→ **WORK TO BE COMPLETED**:
Images are not part of the copy; write out the rest of the data exactly as given.
========================================================================
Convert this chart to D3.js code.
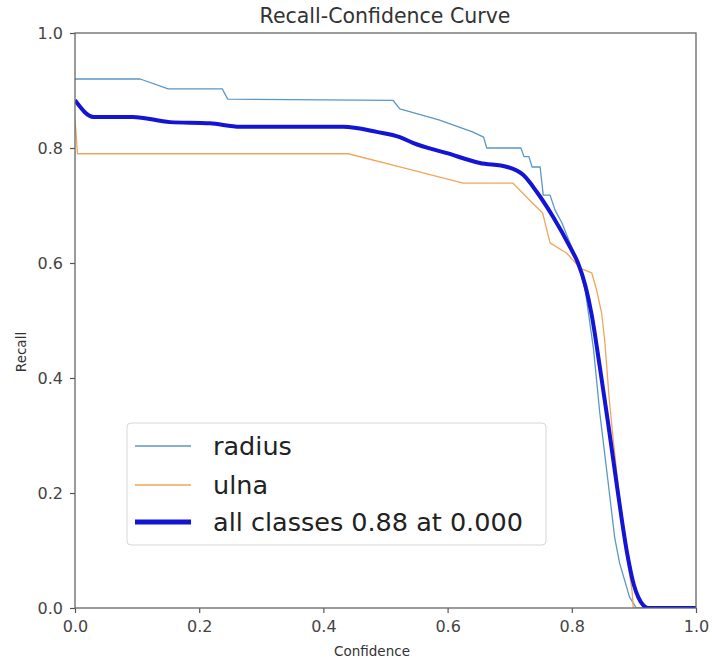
<!DOCTYPE html>
<html><head><meta charset="utf-8">
<script src="https://cdn.jsdelivr.net/npm/d3@7"></script>
<style>body{margin:0;background:#fff}svg{display:block}text{font-family:"DejaVu Sans",sans-serif}</style>
</head><body><svg id="c" width="712" height="661"></svg>
<script>
const title = "Recall-Confidence Curve";
const xLabel = "Confidence";
const yLabel = "Recall";
const ticks = [0, 0.2, 0.4, 0.6, 0.8, 1.0];
const seriesNames = ["radius", "ulna", "all classes 0.88 at 0.000"];

const radiusX = [0, 0.105, 0.15, 0.237, 0.246, 0.512, 0.523, 0.586, 0.64, 0.658, 0.663, 0.718, 0.723, 0.731, 0.736, 0.749, 0.754, 0.765, 0.773, 0.784, 0.797, 0.809, 0.822, 0.835, 0.845, 0.858, 0.869, 0.877, 0.893, 0.904, 1.0];
const radiusY = [0.92, 0.92, 0.903, 0.903, 0.885, 0.883, 0.868, 0.849, 0.828, 0.819, 0.8, 0.8, 0.785, 0.785, 0.767, 0.767, 0.718, 0.718, 0.692, 0.67, 0.635, 0.605, 0.55, 0.45, 0.34, 0.223, 0.123, 0.078, 0.019, 0.0, 0.0];

const ulnaX = [0, 0.004, 0.44, 0.523, 0.625, 0.705, 0.737, 0.753, 0.765, 0.792, 0.813, 0.832, 0.840, 0.848, 0.853, 0.857, 0.860, 0.866, 0.876, 0.887, 0.897, 0.899, 1.0];
const ulnaY = [0.85, 0.79, 0.79, 0.767, 0.739, 0.739, 0.704, 0.687, 0.635, 0.617, 0.591, 0.583, 0.553, 0.513, 0.466, 0.409, 0.367, 0.3, 0.2, 0.1, 0.03, 0.0, 0.0];

const allX = [0, 0.03, 0.093, 0.153, 0.217, 0.266, 0.432, 0.486, 0.523, 0.544, 0.599, 0.652, 0.696, 0.722, 0.744, 0.77, 0.797, 0.81, 0.822, 0.832, 0.845, 0.858, 0.873, 0.889, 0.9, 0.907, 0.915, 0.923, 1.0];
const allY = [0.883, 0.854, 0.854, 0.845, 0.843, 0.837, 0.837, 0.828, 0.819, 0.809, 0.791, 0.774, 0.767, 0.753, 0.723, 0.68, 0.628, 0.6, 0.56, 0.51, 0.42, 0.325, 0.21, 0.096, 0.04, 0.019, 0.005, 0.0, 0.0];

const colors = ["#5b97c4", "#f0a65a", "#1414d4"];
const widths = [1.3, 1.3, 4];

const svg = d3.select("#c");
const L = 75, R = 696, T = 33, B = 608;
const x = d3.scaleLinear().domain([0, 1]).range([L, R]);
const y = d3.scaleLinear().domain([0, 1]).range([B, T]);

svg.append("clipPath").attr("id","clip").append("rect").attr("x",L).attr("y",T-3).attr("width",R-L).attr("height",B-T+3);
const g = svg.append("g").attr("clip-path","url(#clip)");
const mk = (xs, ys) => xs.map((v,i)=>[v, ys[i]]);
const lin = d3.line().x(d=>x(d[0])).y(d=>y(d[1]));
const smooth = d3.line().x(d=>x(d[0])).y(d=>y(d[1])).curve(d3.curveMonotoneX);
const data = [mk(radiusX, radiusY), mk(ulnaX, ulnaY), mk(allX, allY)];
data.forEach((d,i)=>{
  g.append("path").attr("d", i===2 ? smooth(d) : lin(d)).attr("fill","none")
   .attr("stroke", colors[i]).attr("stroke-width", widths[i]).attr("stroke-linejoin","round");
});

const ax = svg.append("g").attr("transform",`translate(0,${B})`).call(d3.axisBottom(x).tickValues(ticks).tickFormat(d3.format(".1f")).tickSize(5).tickPadding(7).tickSizeOuter(0));
const ay = svg.append("g").attr("transform",`translate(${L},0)`).call(d3.axisLeft(y).tickValues(ticks).tickFormat(d3.format(".1f")).tickSize(5).tickPadding(7).tickSizeOuter(0));
[ax, ay].forEach(a=>{
  a.select(".domain").remove();
  a.selectAll("line").attr("stroke","#555").attr("stroke-width",1.2);
  a.selectAll("text").attr("font-size",16).attr("fill","#444").attr("font-family","DejaVu Sans");
});
ax.selectAll("text").attr("dy","0.78em");
svg.append("rect").attr("x",L).attr("y",T).attr("width",R-L).attr("height",B-T).attr("fill","none").attr("stroke","#666").attr("stroke-width",1.3);

svg.append("text").attr("x",385).attr("y",23).attr("text-anchor","middle").attr("font-size",20.5).attr("fill","#333").text(title);
svg.append("text").attr("x",372).attr("y",656).attr("text-anchor","middle").attr("font-size",13.5).attr("fill","#333").text(xLabel);
svg.append("text").attr("transform","translate(26,352) rotate(-90)").attr("text-anchor","middle").attr("font-size",13.5).attr("fill","#333").text(yLabel);

const lg = svg.append("g");
lg.append("rect").attr("x",127).attr("y",423).attr("width",419).attr("height",122).attr("rx",4)
  .attr("fill","rgba(255,255,255,0.8)").attr("stroke","#d6d6d6").attr("stroke-width",1);
const ly = [446, 485, 522];
seriesNames.forEach((n,i)=>{
  lg.append("line").attr("x1",135).attr("x2",191).attr("y1",ly[i]).attr("y2",ly[i])
    .attr("stroke",colors[i]).attr("stroke-width", i===2?5:1.5);
  lg.append("text").attr("x",213).attr("y",ly[i]).attr("dy","0.35em").attr("font-size",25.5).attr("fill","#222").text(n);
});
</script></body></html>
========================================================================
→ **EXERCISE SOLUTION**:
Convert this chart to D3.js code.
<!DOCTYPE html>
<html><head><meta charset="utf-8">
<script src="https://cdn.jsdelivr.net/npm/d3@7"></script>
<style>body{margin:0;background:#fff}svg{display:block}text{font-family:"DejaVu Sans",sans-serif}</style>
</head><body><svg id="c" width="712" height="661"></svg>
<script>
const title = "Recall-Confidence Curve";
const xLabel = "Confidence";
const yLabel = "Recall";
const ticks = [0, 0.2, 0.4, 0.6, 0.8, 1.0];
const seriesNames = ["radius", "ulna", "all classes 0.88 at 0.000"];

const radiusX = [0, 0.105, 0.15, 0.237, 0.246, 0.512, 0.523, 0.586, 0.64, 0.658, 0.663, 0.718, 0.723, 0.731, 0.736, 0.749, 0.754, 0.765, 0.773, 0.784, 0.797, 0.809, 0.822, 0.835, 0.845, 0.858, 0.869, 0.877, 0.893, 0.904, 1.0];
const radiusY = [0.92, 0.92, 0.903, 0.903, 0.885, 0.883, 0.868, 0.849, 0.828, 0.819, 0.8, 0.8, 0.785, 0.785, 0.767, 0.767, 0.718, 0.718, 0.692, 0.67, 0.635, 0.605, 0.55, 0.45, 0.34, 0.223, 0.123, 0.078, 0.019, 0.0, 0.0];

const ulnaX = [0, 0.004, 0.44, 0.523, 0.625, 0.705, 0.737, 0.753, 0.765, 0.792, 0.813, 0.832, 0.840, 0.848, 0.853, 0.857, 0.860, 0.866, 0.876, 0.887, 0.897, 0.899, 1.0];
const ulnaY = [0.85, 0.79, 0.79, 0.767, 0.739, 0.739, 0.704, 0.687, 0.635, 0.617, 0.591, 0.583, 0.553, 0.513, 0.466, 0.409, 0.367, 0.3, 0.2, 0.1, 0.03, 0.0, 0.0];

const allX = [0, 0.03, 0.093, 0.153, 0.217, 0.266, 0.432, 0.486, 0.523, 0.544, 0.599, 0.652, 0.696, 0.722, 0.744, 0.77, 0.797, 0.81, 0.822, 0.832, 0.845, 0.858, 0.873, 0.889, 0.9, 0.907, 0.915, 0.923, 1.0];
const allY = [0.883, 0.854, 0.854, 0.845, 0.843, 0.837, 0.837, 0.828, 0.819, 0.809, 0.791, 0.774, 0.767, 0.753, 0.723, 0.68, 0.628, 0.6, 0.56, 0.51, 0.42, 0.325, 0.21, 0.096, 0.04, 0.019, 0.005, 0.0, 0.0];

const colors = ["#5b97c4", "#f0a65a", "#1414d4"];
const widths = [1.3, 1.3, 4];

const svg = d3.select("#c");
const L = 75, R = 696, T = 33, B = 608;
const x = d3.scaleLinear().domain([0, 1]).range([L, R]);
const y = d3.scaleLinear().domain([0, 1]).range([B, T]);

svg.append("clipPath").attr("id","clip").append("rect").attr("x",L).attr("y",T-3).attr("width",R-L).attr("height",B-T+3);
const g = svg.append("g").attr("clip-path","url(#clip)");
const mk = (xs, ys) => xs.map((v,i)=>[v, ys[i]]);
const lin = d3.line().x(d=>x(d[0])).y(d=>y(d[1]));
const smooth = d3.line().x(d=>x(d[0])).y(d=>y(d[1])).curve(d3.curveMonotoneX);
const data = [mk(radiusX, radiusY), mk(ulnaX, ulnaY), mk(allX, allY)];
data.forEach((d,i)=>{
  g.append("path").attr("d", i===2 ? smooth(d) : lin(d)).attr("fill","none")
   .attr("stroke", colors[i]).attr("stroke-width", widths[i]).attr("stroke-linejoin","round");
});

const ax = svg.append("g").attr("transform",`translate(0,${B})`).call(d3.axisBottom(x).tickValues(ticks).tickFormat(d3.format(".1f")).tickSize(5).tickPadding(7).tickSizeOuter(0));
const ay = svg.append("g").attr("transform",`translate(${L},0)`).call(d3.axisLeft(y).tickValues(ticks).tickFormat(d3.format(".1f")).tickSize(5).tickPadding(7).tickSizeOuter(0));
[ax, ay].forEach(a=>{
  a.select(".domain").remove();
  a.selectAll("line").attr("stroke","#555").attr("stroke-width",1.2);
  a.selectAll("text").attr("font-size",16).attr("fill","#444").attr("font-family","DejaVu Sans");
});
ax.selectAll("text").attr("dy","0.78em");
svg.append("rect").attr("x",L).attr("y",T).attr("width",R-L).attr("height",B-T).attr("fill","none").attr("stroke","#666").attr("stroke-width",1.3);

svg.append("text").attr("x",385).attr("y",23).attr("text-anchor","middle").attr("font-size",20.5).attr("fill","#333").text(title);
svg.append("text").attr("x",372).attr("y",656).attr("text-anchor","middle").attr("font-size",13.5).attr("fill","#333").text(xLabel);
svg.append("text").attr("transform","translate(26,352) rotate(-90)").attr("text-anchor","middle").attr("font-size",13.5).attr("fill","#333").text(yLabel);

const lg = svg.append("g");
lg.append("rect").attr("x",127).attr("y",423).attr("width",419).attr("height",122).attr("rx",4)
  .attr("fill","rgba(255,255,255,0.8)").attr("stroke","#d6d6d6").attr("stroke-width",1);
const ly = [446, 485, 522];
seriesNames.forEach((n,i)=>{
  lg.append("line").attr("x1",135).attr("x2",191).attr("y1",ly[i]).attr("y2",ly[i])
    .attr("stroke",colors[i]).attr("stroke-width", i===2?5:1.5);
  lg.append("text").attr("x",213).attr("y",ly[i]).attr("dy","0.35em").attr("font-size",25.5).attr("fill","#222").text(n);
});
</script></body></html>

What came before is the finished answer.